— Begin —

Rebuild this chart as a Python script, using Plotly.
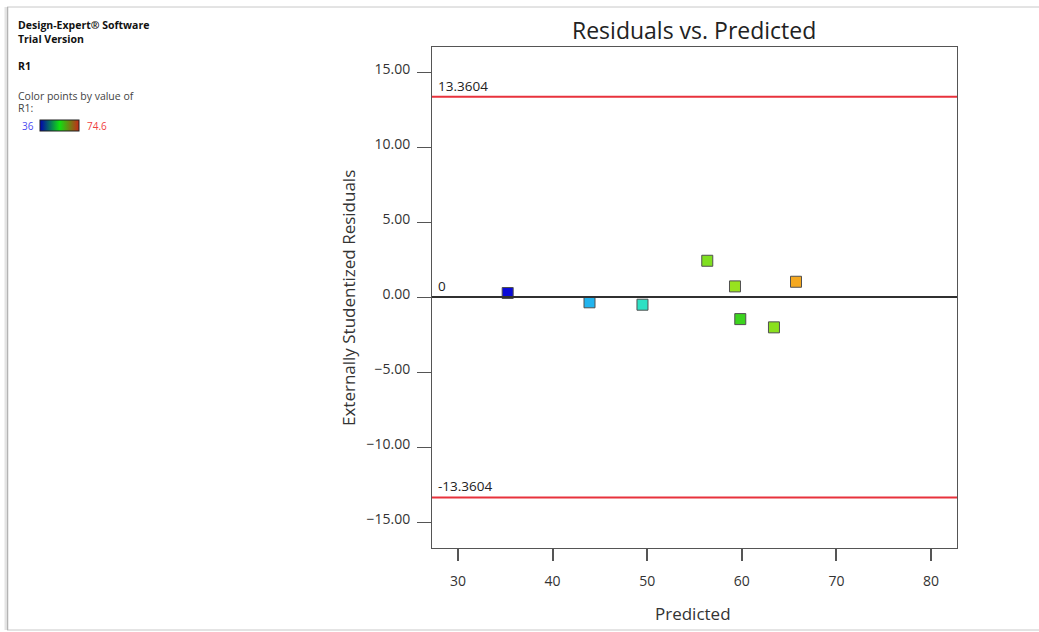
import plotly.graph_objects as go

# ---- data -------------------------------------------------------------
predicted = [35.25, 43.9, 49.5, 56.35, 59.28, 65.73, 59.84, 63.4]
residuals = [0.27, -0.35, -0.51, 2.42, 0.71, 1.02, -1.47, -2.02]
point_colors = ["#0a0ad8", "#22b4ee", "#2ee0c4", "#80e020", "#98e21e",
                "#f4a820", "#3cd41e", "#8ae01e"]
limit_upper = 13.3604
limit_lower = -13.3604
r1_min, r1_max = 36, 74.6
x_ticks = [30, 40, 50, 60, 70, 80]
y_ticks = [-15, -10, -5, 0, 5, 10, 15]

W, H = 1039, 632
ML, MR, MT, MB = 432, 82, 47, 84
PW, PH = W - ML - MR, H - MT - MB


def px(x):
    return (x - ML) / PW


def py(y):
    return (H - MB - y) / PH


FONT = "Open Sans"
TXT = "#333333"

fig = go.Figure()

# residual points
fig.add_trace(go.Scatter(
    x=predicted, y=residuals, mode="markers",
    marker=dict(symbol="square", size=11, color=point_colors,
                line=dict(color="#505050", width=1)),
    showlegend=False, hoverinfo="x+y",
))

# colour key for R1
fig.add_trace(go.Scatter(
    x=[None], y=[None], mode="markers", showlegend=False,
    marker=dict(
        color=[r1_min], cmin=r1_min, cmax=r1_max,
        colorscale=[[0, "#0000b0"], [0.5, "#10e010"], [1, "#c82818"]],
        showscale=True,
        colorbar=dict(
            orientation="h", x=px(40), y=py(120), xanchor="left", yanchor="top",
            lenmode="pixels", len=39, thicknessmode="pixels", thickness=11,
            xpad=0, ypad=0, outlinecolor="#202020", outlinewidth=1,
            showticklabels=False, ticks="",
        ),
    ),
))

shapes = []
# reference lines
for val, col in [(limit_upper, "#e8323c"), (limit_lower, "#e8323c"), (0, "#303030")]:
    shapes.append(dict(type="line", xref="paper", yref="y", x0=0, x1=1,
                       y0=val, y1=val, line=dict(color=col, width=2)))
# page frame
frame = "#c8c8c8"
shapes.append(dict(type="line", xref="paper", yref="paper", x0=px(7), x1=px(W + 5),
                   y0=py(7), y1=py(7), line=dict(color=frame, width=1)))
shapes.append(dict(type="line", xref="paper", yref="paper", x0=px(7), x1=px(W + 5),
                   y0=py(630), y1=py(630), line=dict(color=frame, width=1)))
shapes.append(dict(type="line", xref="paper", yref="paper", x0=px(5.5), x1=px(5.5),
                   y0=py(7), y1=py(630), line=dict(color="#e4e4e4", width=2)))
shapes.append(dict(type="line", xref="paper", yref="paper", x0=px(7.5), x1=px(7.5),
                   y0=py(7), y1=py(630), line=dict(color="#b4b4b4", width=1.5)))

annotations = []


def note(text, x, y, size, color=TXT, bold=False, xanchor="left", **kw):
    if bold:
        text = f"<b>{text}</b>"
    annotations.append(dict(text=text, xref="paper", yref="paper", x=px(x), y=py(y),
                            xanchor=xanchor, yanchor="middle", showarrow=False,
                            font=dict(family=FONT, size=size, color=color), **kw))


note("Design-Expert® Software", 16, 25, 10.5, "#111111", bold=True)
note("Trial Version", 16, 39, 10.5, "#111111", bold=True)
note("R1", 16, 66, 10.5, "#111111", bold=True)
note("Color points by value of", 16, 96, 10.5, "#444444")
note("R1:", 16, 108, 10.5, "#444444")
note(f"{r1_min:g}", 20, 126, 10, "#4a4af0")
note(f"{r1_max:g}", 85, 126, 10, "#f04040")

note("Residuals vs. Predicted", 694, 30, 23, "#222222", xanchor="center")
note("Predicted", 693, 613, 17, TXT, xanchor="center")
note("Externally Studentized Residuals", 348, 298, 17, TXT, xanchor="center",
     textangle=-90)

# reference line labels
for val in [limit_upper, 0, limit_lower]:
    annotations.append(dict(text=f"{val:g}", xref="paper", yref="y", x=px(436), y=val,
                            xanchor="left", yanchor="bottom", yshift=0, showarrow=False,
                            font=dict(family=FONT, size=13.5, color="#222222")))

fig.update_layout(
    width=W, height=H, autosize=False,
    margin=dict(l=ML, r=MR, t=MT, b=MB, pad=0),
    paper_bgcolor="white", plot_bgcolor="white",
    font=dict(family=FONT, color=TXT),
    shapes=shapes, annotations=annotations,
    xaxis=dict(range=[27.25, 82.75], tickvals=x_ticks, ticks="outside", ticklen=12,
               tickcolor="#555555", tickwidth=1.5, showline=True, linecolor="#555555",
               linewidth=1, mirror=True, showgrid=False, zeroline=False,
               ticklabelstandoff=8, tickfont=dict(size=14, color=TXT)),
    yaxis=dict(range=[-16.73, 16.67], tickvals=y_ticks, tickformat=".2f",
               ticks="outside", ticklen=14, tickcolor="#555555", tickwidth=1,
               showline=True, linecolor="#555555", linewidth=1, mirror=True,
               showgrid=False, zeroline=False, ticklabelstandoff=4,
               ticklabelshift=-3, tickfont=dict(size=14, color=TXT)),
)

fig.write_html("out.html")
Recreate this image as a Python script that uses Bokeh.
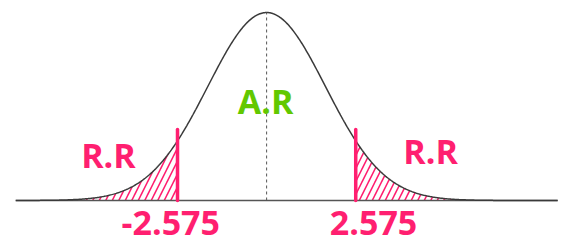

— End —

■ What needs to be done
Could you reproduce every record above exactly, leaving out the pictures?

■ Finished task
Rebuild this chart as a Python script, using Plotly.
import plotly.graph_objects as go

# ---- data -------------------------------------------------------------
predicted = [35.25, 43.9, 49.5, 56.35, 59.28, 65.73, 59.84, 63.4]
residuals = [0.27, -0.35, -0.51, 2.42, 0.71, 1.02, -1.47, -2.02]
point_colors = ["#0a0ad8", "#22b4ee", "#2ee0c4", "#80e020", "#98e21e",
                "#f4a820", "#3cd41e", "#8ae01e"]
limit_upper = 13.3604
limit_lower = -13.3604
r1_min, r1_max = 36, 74.6
x_ticks = [30, 40, 50, 60, 70, 80]
y_ticks = [-15, -10, -5, 0, 5, 10, 15]

W, H = 1039, 632
ML, MR, MT, MB = 432, 82, 47, 84
PW, PH = W - ML - MR, H - MT - MB


def px(x):
    return (x - ML) / PW


def py(y):
    return (H - MB - y) / PH


FONT = "Open Sans"
TXT = "#333333"

fig = go.Figure()

# residual points
fig.add_trace(go.Scatter(
    x=predicted, y=residuals, mode="markers",
    marker=dict(symbol="square", size=11, color=point_colors,
                line=dict(color="#505050", width=1)),
    showlegend=False, hoverinfo="x+y",
))

# colour key for R1
fig.add_trace(go.Scatter(
    x=[None], y=[None], mode="markers", showlegend=False,
    marker=dict(
        color=[r1_min], cmin=r1_min, cmax=r1_max,
        colorscale=[[0, "#0000b0"], [0.5, "#10e010"], [1, "#c82818"]],
        showscale=True,
        colorbar=dict(
            orientation="h", x=px(40), y=py(120), xanchor="left", yanchor="top",
            lenmode="pixels", len=39, thicknessmode="pixels", thickness=11,
            xpad=0, ypad=0, outlinecolor="#202020", outlinewidth=1,
            showticklabels=False, ticks="",
        ),
    ),
))

shapes = []
# reference lines
for val, col in [(limit_upper, "#e8323c"), (limit_lower, "#e8323c"), (0, "#303030")]:
    shapes.append(dict(type="line", xref="paper", yref="y", x0=0, x1=1,
                       y0=val, y1=val, line=dict(color=col, width=2)))
# page frame
frame = "#c8c8c8"
shapes.append(dict(type="line", xref="paper", yref="paper", x0=px(7), x1=px(W + 5),
                   y0=py(7), y1=py(7), line=dict(color=frame, width=1)))
shapes.append(dict(type="line", xref="paper", yref="paper", x0=px(7), x1=px(W + 5),
                   y0=py(630), y1=py(630), line=dict(color=frame, width=1)))
shapes.append(dict(type="line", xref="paper", yref="paper", x0=px(5.5), x1=px(5.5),
                   y0=py(7), y1=py(630), line=dict(color="#e4e4e4", width=2)))
shapes.append(dict(type="line", xref="paper", yref="paper", x0=px(7.5), x1=px(7.5),
                   y0=py(7), y1=py(630), line=dict(color="#b4b4b4", width=1.5)))

annotations = []


def note(text, x, y, size, color=TXT, bold=False, xanchor="left", **kw):
    if bold:
        text = f"<b>{text}</b>"
    annotations.append(dict(text=text, xref="paper", yref="paper", x=px(x), y=py(y),
                            xanchor=xanchor, yanchor="middle", showarrow=False,
                            font=dict(family=FONT, size=size, color=color), **kw))


note("Design-Expert® Software", 16, 25, 10.5, "#111111", bold=True)
note("Trial Version", 16, 39, 10.5, "#111111", bold=True)
note("R1", 16, 66, 10.5, "#111111", bold=True)
note("Color points by value of", 16, 96, 10.5, "#444444")
note("R1:", 16, 108, 10.5, "#444444")
note(f"{r1_min:g}", 20, 126, 10, "#4a4af0")
note(f"{r1_max:g}", 85, 126, 10, "#f04040")

note("Residuals vs. Predicted", 694, 30, 23, "#222222", xanchor="center")
note("Predicted", 693, 613, 17, TXT, xanchor="center")
note("Externally Studentized Residuals", 348, 298, 17, TXT, xanchor="center",
     textangle=-90)

# reference line labels
for val in [limit_upper, 0, limit_lower]:
    annotations.append(dict(text=f"{val:g}", xref="paper", yref="y", x=px(436), y=val,
                            xanchor="left", yanchor="bottom", yshift=0, showarrow=False,
                            font=dict(family=FONT, size=13.5, color="#222222")))

fig.update_layout(
    width=W, height=H, autosize=False,
    margin=dict(l=ML, r=MR, t=MT, b=MB, pad=0),
    paper_bgcolor="white", plot_bgcolor="white",
    font=dict(family=FONT, color=TXT),
    shapes=shapes, annotations=annotations,
    xaxis=dict(range=[27.25, 82.75], tickvals=x_ticks, ticks="outside", ticklen=12,
               tickcolor="#555555", tickwidth=1.5, showline=True, linecolor="#555555",
               linewidth=1, mirror=True, showgrid=False, zeroline=False,
               ticklabelstandoff=8, tickfont=dict(size=14, color=TXT)),
    yaxis=dict(range=[-16.73, 16.67], tickvals=y_ticks, tickformat=".2f",
               ticks="outside", ticklen=14, tickcolor="#555555", tickwidth=1,
               showline=True, linecolor="#555555", linewidth=1, mirror=True,
               showgrid=False, zeroline=False, ticklabelstandoff=4,
               ticklabelshift=-3, tickfont=dict(size=14, color=TXT)),
)

fig.write_html("out.html")
Recreate this image as a Python script that uses Bokeh.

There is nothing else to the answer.